Task description:
Return the material exactly, first line through the line containing "const yTicks = [-5, 0, 5, 10];", and nothing more. Pictures stay out.

-- Start --

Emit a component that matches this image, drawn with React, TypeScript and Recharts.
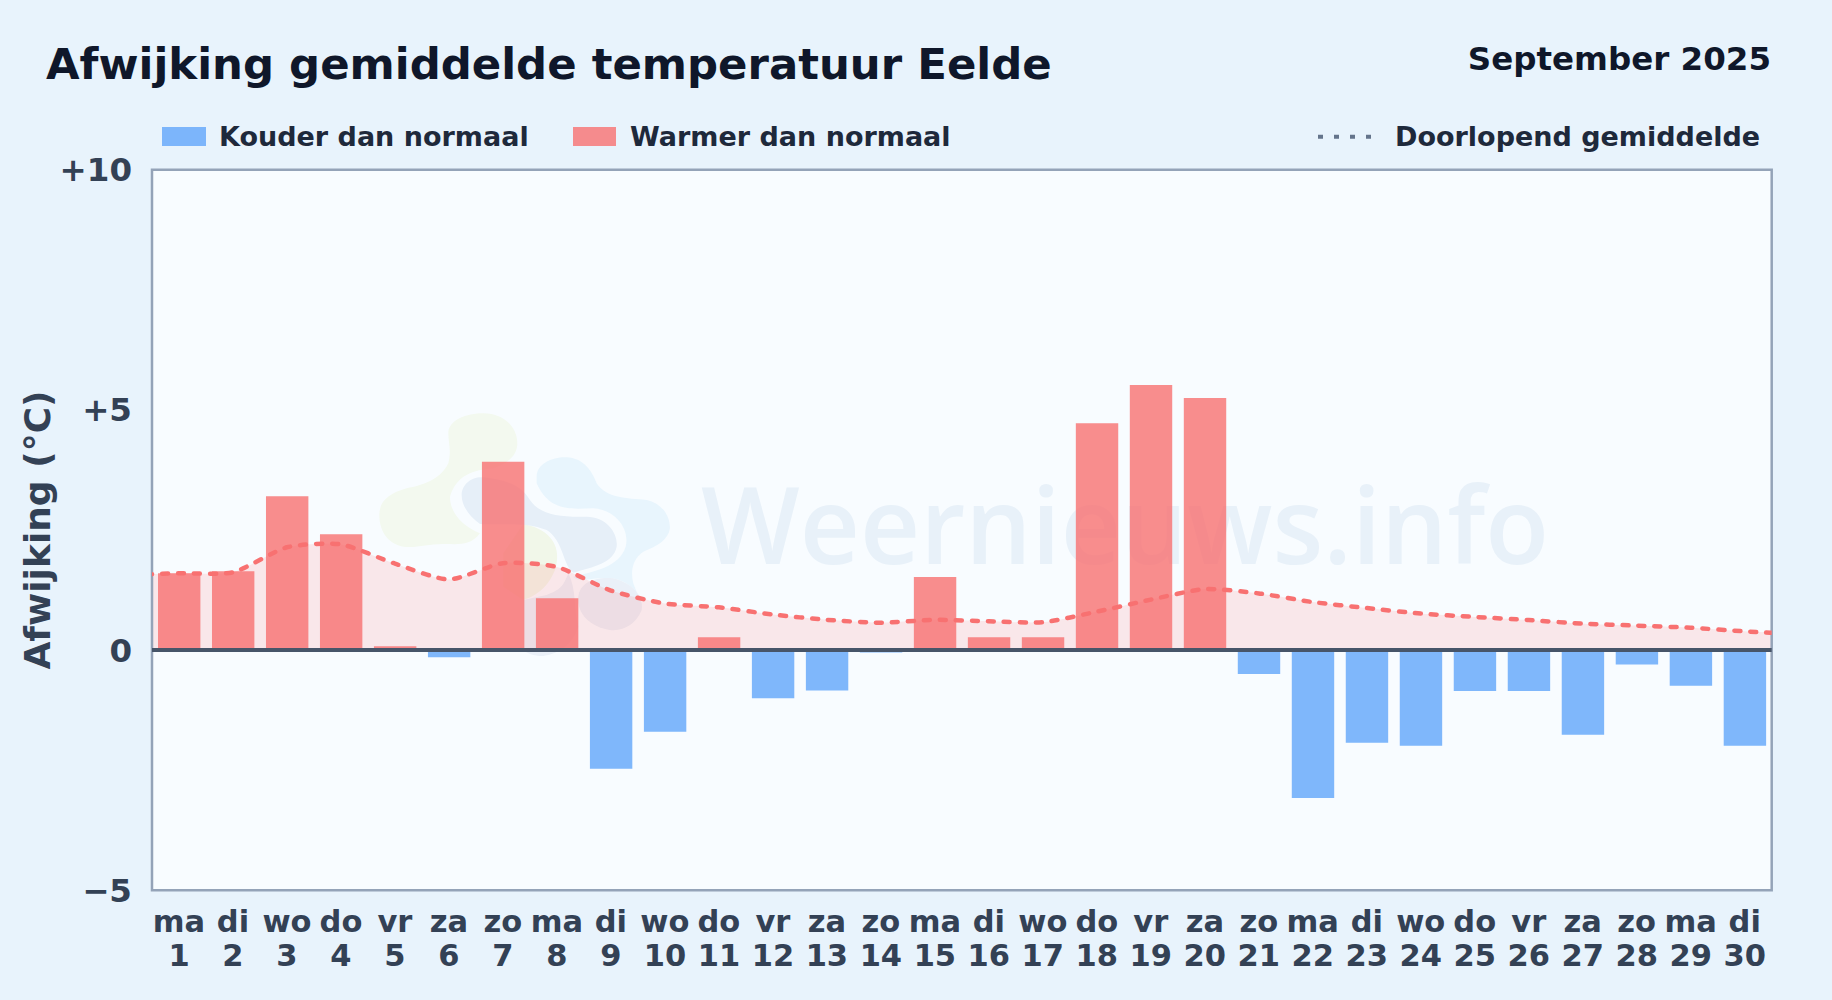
import React from "react";
import {
  Area,
  Bar,
  CartesianGrid,
  ComposedChart,
  Line,
  ReferenceArea,
  ReferenceLine,
  XAxis,
  YAxis,
} from "recharts";

const weekdays = [
  "ma", "di", "wo", "do", "vr", "za", "zo", "ma", "di", "wo",
  "do", "vr", "za", "zo", "ma", "di", "wo", "do", "vr", "za",
  "zo", "ma", "di", "wo", "do", "vr", "za", "zo", "ma", "di",
];
const days = [
  1, 2, 3, 4, 5, 6, 7, 8, 9, 10, 11, 12, 13, 14, 15,
  16, 17, 18, 19, 20, 21, 22, 23, 24, 25, 26, 27, 28, 29, 30,
];
const deviations = [
  1.6, 1.64, 3.2, 2.41, 0.08, -0.15, 3.92, 1.08, -2.47, -1.7,
  0.27, -1.0, -0.84, -0.05, 1.52, 0.27, 0.27, 4.72, 5.52, 5.25,
  -0.5, -3.08, -1.93, -1.99, -0.85, -0.85, -1.76, -0.3, -0.74, -1.99,
];
const runningMean = [
  1.6, 1.62, 2.14, 2.2, 1.8, 1.47, 1.81, 1.73, 1.24, 0.97,
  0.89, 0.74, 0.63, 0.57, 0.63, 0.6, 0.58, 0.8, 1.05, 1.27,
  1.18, 1.0, 0.875, 0.76, 0.69, 0.625, 0.55, 0.51, 0.465, 0.39,
];
// the mean runs on past the first and last bar up to the plot border
const meanBeforeFirstDay = 1.56;
const meanAfterLastDay = 0.33;
const yTicks = [-5, 0, 5, 10];

const chartData = [
  { day: 0, mean: meanBeforeFirstDay },
  ...days.map((day, i) => ({
    day,
    warm: deviations[i] > 0 ? deviations[i] : null,
    cold: deviations[i] < 0 ? deviations[i] : null,
    mean: runningMean[i],
  })),
  { day: 31, mean: meanAfterLastDay },
];

const FONT = "'DejaVu Sans', sans-serif";

const formatY = (v: number) => (v > 0 ? `+${v}` : v < 0 ? `\u2212${Math.abs(v)}` : "0");

// tight spline: the mean line has small handles, so its turns stay fairly sharp
const TENSION = 0.11;
class TightSpline {
  ctx: any;
  line: number = NaN;
  xs: number[] = [];
  ys: number[] = [];
  constructor(ctx: any) {
    this.ctx = ctx;
  }
  areaStart() {
    this.line = 0;
  }
  areaEnd() {
    this.line = NaN;
  }
  lineStart() {
    this.xs = [];
    this.ys = [];
  }
  point(x: number, y: number) {
    this.xs.push(+x);
    this.ys.push(+y);
  }
  lineEnd() {
    const { xs, ys, ctx } = this;
    const n = xs.length;
    if (n) {
      if (this.line) ctx.lineTo(xs[0], ys[0]);
      else ctx.moveTo(xs[0], ys[0]);
      for (let i = 0; i < n - 1; i++) {
        const p = Math.max(i - 1, 0);
        const q = Math.min(i + 2, n - 1);
        ctx.bezierCurveTo(
          xs[i] + TENSION * (xs[i + 1] - xs[p]),
          ys[i] + TENSION * (ys[i + 1] - ys[p]),
          xs[i + 1] - TENSION * (xs[q] - xs[i]),
          ys[i + 1] - TENSION * (ys[q] - ys[i]),
          xs[i + 1],
          ys[i + 1],
        );
      }
    }
    if (this.line || (this.line !== 0 && n === 1)) ctx.closePath();
    this.line = 1 - this.line;
  }
}
const tightSpline: any = (ctx: any) => new TightSpline(ctx);

const DayTick = ({ x, y, payload }: any) => (
  <text x={x} fontFamily={FONT} fontSize={30.5} fontWeight={700} fill="#334155" textAnchor="middle">
    <tspan x={x} y={y + 34}>{weekdays[payload.value - 1]}</tspan>
    <tspan x={x} y={y + 68}>{payload.value}</tspan>
  </text>
);

// faded logo and site name behind the bars
const Watermark = () => (
  <g>
    <rect x={152} y={169.7} width={1619.7} height={720.6} fill="#f8fcff" />
    <g transform="translate(360 400) scale(0.3333)">
      <path
        fill="#f3f9ef"
        d="M265 100 C265 60 320 40 370 40 C430 40 472 80 472 130 C472 170 440 190 400 205 C340 210 290 225 270 290 C270 340 310 380 360 400 C330 440 290 432 250 432 C200 432 170 445 130 440 C80 430 58 390 58 345 C58 300 90 280 140 265 C190 255 240 240 265 190 C275 150 265 130 265 100 Z"
      />
      <path fill="#f1f7e9" d="M490 372 C560 385 610 430 585 510 C560 570 520 590 490 600 L430 560 L430 460 Z" />
      <path
        fill="#e8f5fd"
        d="M530 230 C530 190 580 170 620 172 C670 175 695 210 710 250 C740 295 800 295 860 300 C905 310 930 345 930 385 C925 420 890 440 850 455 C820 475 810 510 820 550 C835 590 845 610 845 630 C850 590 820 550 760 535 C700 530 660 550 640 530 C700 515 780 500 797 440 C810 390 770 330 700 325 C640 325 570 340 530 250 Z"
      />
      <path
        fill="#e6eff8"
        d="M305 285 C305 250 340 228 370 232 C430 240 480 250 510 300 C540 345 600 352 680 350 C740 350 775 400 770 440 C760 490 700 500 640 518 C610 500 610 420 560 390 C500 365 440 375 360 372 C330 350 305 320 305 285 Z"
      />
      <path fill="#eaf0f8" d="M655 590 C660 550 700 530 760 535 C820 550 850 590 845 630 C830 670 790 695 750 690 C690 680 650 640 655 590 Z" />
      <path fill="#eaf0f8" d="M490 600 L560 585 C600 570 610 560 625 520 C650 570 640 620 655 680 C640 730 600 760 550 768 C520 768 500 760 490 750 Z" />
    </g>
    <text x={701} y={564} fontFamily="'Open Sans', sans-serif" fontWeight={600} fontSize={107} fill="#e8f1f9" textLength={848} lengthAdjust="spacingAndGlyphs">
      Weernieuws.info
    </text>
  </g>
);

const Header = () => (
  <g fontFamily={FONT} fontWeight={700}>
    <text x={46} y={79} fontSize={43.4} fill="#0f172a">Afwijking gemiddelde temperatuur Eelde</text>
    <text x={1771} y={70} fontSize={32.5} fill="#0f172a" textAnchor="end">September 2025</text>
    <rect x={162} y={127} width={44} height={19} fill="#60a5fa" fillOpacity={0.8} />
    <text x={219} y={146} fontSize={27} fill="#1e293b">Kouder dan normaal</text>
    <rect x={573} y={127} width={43} height={19} fill="#f87171" fillOpacity={0.8} />
    <text x={630} y={146} fontSize={27} fill="#1e293b">Warmer dan normaal</text>
    <line x1={1318} x2={1374} y1={136.7} y2={136.7} stroke="#64748b" strokeWidth={4} strokeDasharray="5 11" />
    <text x={1395} y={146} fontSize={27} fill="#1e293b">Doorlopend gemiddelde</text>
  </g>
);

export default function App() {
  return (
    <div style={{ position: "absolute", left: 0, top: 0, width: 1832, height: 1000, background: "#e8f3fc", overflow: "hidden" }}>
      <ComposedChart
        width={1832}
        height={1000}
        data={chartData}
        margin={{ top: 169.7, right: 60.3, bottom: 0, left: 0 }}
      >
        <Watermark />
        <CartesianGrid vertical={false} stroke="#e2e8f0" strokeWidth={1.5} />
        <XAxis
          dataKey="day"
          type="number"
          domain={[0.5, 30.5]}
          ticks={days}
          interval={0}
          height={109.7}
          axisLine={false}
          tickLine={false}
          tick={<DayTick />}
          allowDataOverflow
        />
        <YAxis
          type="number"
          domain={[-5, 10]}
          ticks={yTicks}
          width={152}
          interval={0}
          axisLine={false}
          tickLine={false}
          tickSize={0}
          tickMargin={20}
          tickFormatter={formatY}
          tick={{ fontFamily: FONT, fontSize: 32.5, fontWeight: 700, fill: "#334155" }}
          label={{
            value: "Afwijking (°C)",
            angle: -90,
            position: "insideLeft",
            offset: 37,
            style: { fontFamily: FONT, fontSize: 36, fontWeight: 700, fill: "#334155", textAnchor: "middle" },
          }}
        />
        <Area
          dataKey="mean"
          type={tightSpline}
          stroke="none"
          fill="#ff6b6b"
          fillOpacity={0.14}
          baseValue={0}
          isAnimationActive={false}
          connectNulls
        />
        <Bar dataKey="warm" stackId="dev" barSize={42.4} fill="#f87171" fillOpacity={0.8} isAnimationActive={false} />
        <Bar dataKey="cold" stackId="dev" barSize={42.4} fill="#60a5fa" fillOpacity={0.8} isAnimationActive={false} />
        <Line
          dataKey="mean"
          type={tightSpline}
          stroke="#f87171"
          strokeWidth={4.5}
          strokeDasharray="6 10"
          strokeDashoffset={11}
          strokeLinecap="round"
          dot={false}
          activeDot={false}
          isAnimationActive={false}
        />
        <ReferenceLine y={0} stroke="#475569" strokeWidth={4} />
        <ReferenceArea x1={0.5} x2={30.5} y1={-5} y2={10} fill="none" stroke="#94a3b8" strokeWidth={2.5} />
        <Header />
      </ComposedChart>
    </div>
  );
}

-- End --

Solved problem:
Emit a component that matches this image, drawn with React, TypeScript and Recharts.
import React from "react";
import {
  Area,
  Bar,
  CartesianGrid,
  ComposedChart,
  Line,
  ReferenceArea,
  ReferenceLine,
  XAxis,
  YAxis,
} from "recharts";

const weekdays = [
  "ma", "di", "wo", "do", "vr", "za", "zo", "ma", "di", "wo",
  "do", "vr", "za", "zo", "ma", "di", "wo", "do", "vr", "za",
  "zo", "ma", "di", "wo", "do", "vr", "za", "zo", "ma", "di",
];
const days = [
  1, 2, 3, 4, 5, 6, 7, 8, 9, 10, 11, 12, 13, 14, 15,
  16, 17, 18, 19, 20, 21, 22, 23, 24, 25, 26, 27, 28, 29, 30,
];
const deviations = [
  1.6, 1.64, 3.2, 2.41, 0.08, -0.15, 3.92, 1.08, -2.47, -1.7,
  0.27, -1.0, -0.84, -0.05, 1.52, 0.27, 0.27, 4.72, 5.52, 5.25,
  -0.5, -3.08, -1.93, -1.99, -0.85, -0.85, -1.76, -0.3, -0.74, -1.99,
];
const runningMean = [
  1.6, 1.62, 2.14, 2.2, 1.8, 1.47, 1.81, 1.73, 1.24, 0.97,
  0.89, 0.74, 0.63, 0.57, 0.63, 0.6, 0.58, 0.8, 1.05, 1.27,
  1.18, 1.0, 0.875, 0.76, 0.69, 0.625, 0.55, 0.51, 0.465, 0.39,
];
// the mean runs on past the first and last bar up to the plot border
const meanBeforeFirstDay = 1.56;
const meanAfterLastDay = 0.33;
const yTicks = [-5, 0, 5, 10];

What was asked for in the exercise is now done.